Do we have anyone who is knowledgeable in the Portuguese Taxation ( IRS ) System. If so I would appreciate some guidance before I launch into Financas only to find that they are correct and I am wrong.

I have today just received notification of the Tax to be paid for the year 2015, imagine my amazement when this increased by €600 - when I made my submission the only changes made were a slight increase in Pension Income and declaring a wish for joint taxation.

When I analise this notification, strange things start to appear Line 8- (Rendimentos isentos englobalas para determinacao da taxa) -this used to be zero - now it has a value equivalent to Line 1. (Rendimento Global)
Line 9 (Total rendimento para determination da taxa ) Lines 1+8 - 7, where line 7 is a zero. Reaches enormous values, basically equivalent to my Total earnings, plus Rendimento Colatavel ( earnings after deduction of personal allowances ).

We then come across another strange figure Line 10 ( Quociente familiar) 2,00 taxa 28,5%. This used to be Coeficiente Conjugal 2,00 Taxa 14.5%.

Then we have Line 11 ( Importanca Apurada ) this is an extortionate value- used to be €700 now it is €4020

We then have entries in Line 12 ( Parcela a Abater ) used to be zero, and also Line 14 ( imposto correspondente a rendimentos isentos) this also used to be blank.

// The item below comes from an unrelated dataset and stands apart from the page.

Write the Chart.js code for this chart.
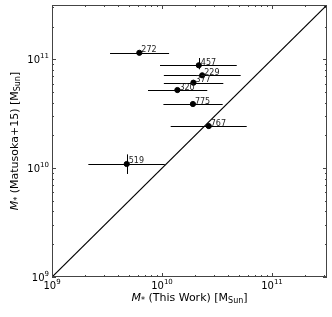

So in summary nothing seems to be the same - any ideas out there would be much appreciated.


----------



## mpl379 (Sep 10, 2014)

If you download the free excel spreadsheet from this link
Simulador IRS 2015 | FinancasPessoais.pt
And fill in your info it will show you what tax etc you have to pay. It will make any arguing easier. Good luck!


----------



## Bicky (Feb 20, 2011)

Hi thanks for this - have tried this link before, problem is I only have Linux, and it's really designed for Windows.
keeps coming up with error 502 ?? especially in the areas I am querying.
I have also tried the Simulator on the Financas site, but it won't handle pension income "J" estrangeiros.


----------